Though the Real Clear Politics poll average shows that the race is a tie, Tillis has had a rough week.
On Tuesday, Talking Points Memo uncovered a video from 2012 where Tillis suggested that African-Americans and Hispanics were not the “traditional population of North Carolina.”
He also said last week that a female state representative’s comments “were born out of emotions.”
Hagan may also soon receive a boost from EMILY’s List and Planned Parenthood, which are both planning to spend $3 million in the state to support her re-election campaign.
Though U.S. Rep. Bruce Braley (D-IA) is ahead of Republican state senator Joni Ernst by a 44 to 40 percent margin (+/- 2.7 percent) in Quinnipiac University’s latest poll, released on Wednesday, the Real Clear Politics poll average shows them deadlocked, with Braley ahead by only 0.8 points. Ernst has risen dramatically since Quinnipiac’s poll in March, when Braley was ahead by a 42 to 29 percent margin.
Wednesday’s poll reveals a large gender gap, as women overwhelmingly support the male candidate and men support the female candidate. Braley leads 47 to 36 percent among women, while Ernst leads 44 to 40 percent among men.
The poll also shows that more voters (47 percent) have seen Ernst’s ads “very often” or “somewhat often” as opposed to Braley’s ads (35 percent), and 57 percent of voters say Ernst’s ads are “very effective” or “somewhat effective”; 50 percent of voters think Braley’s ads are effective.
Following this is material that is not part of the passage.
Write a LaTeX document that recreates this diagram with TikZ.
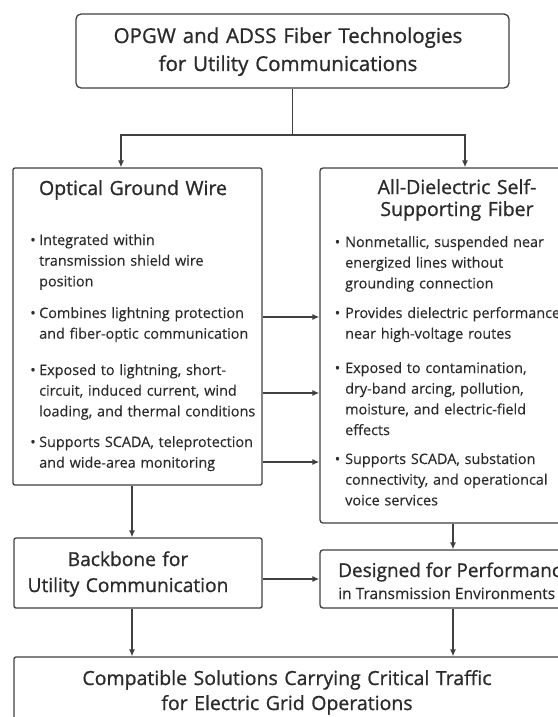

When asked who they would vote for, 14 percent of voters selected the don’t know/not applicable option.
A Suffolk/Boston Herald poll taken from June 14 to 18 shows incumbent Democratic senator Jeanne Shaheen ahead of Scott Brown by a 49 percent to 39 percent margin — 3 percent support Libertarian Gardner Goldsmith and 9 percent of voters are undecided.
Brown, who moved to New Hampshire from Massachusetts after losing to Senator Elizabeth Warren (D) in 2012, will most likely win his Republican primary on Septetmber 9. He leads his closest rival, former senator Bob Smith, by 28 percentage points.
To have a chance against Shaheen, Brown is going to have to improve his image in the state. Only 35 percent of voters have a favorable opinion of him, while 46 percent view him unfavorably.
The Real Clear Politics poll average shows Shaheen with a 8.2 percent lead.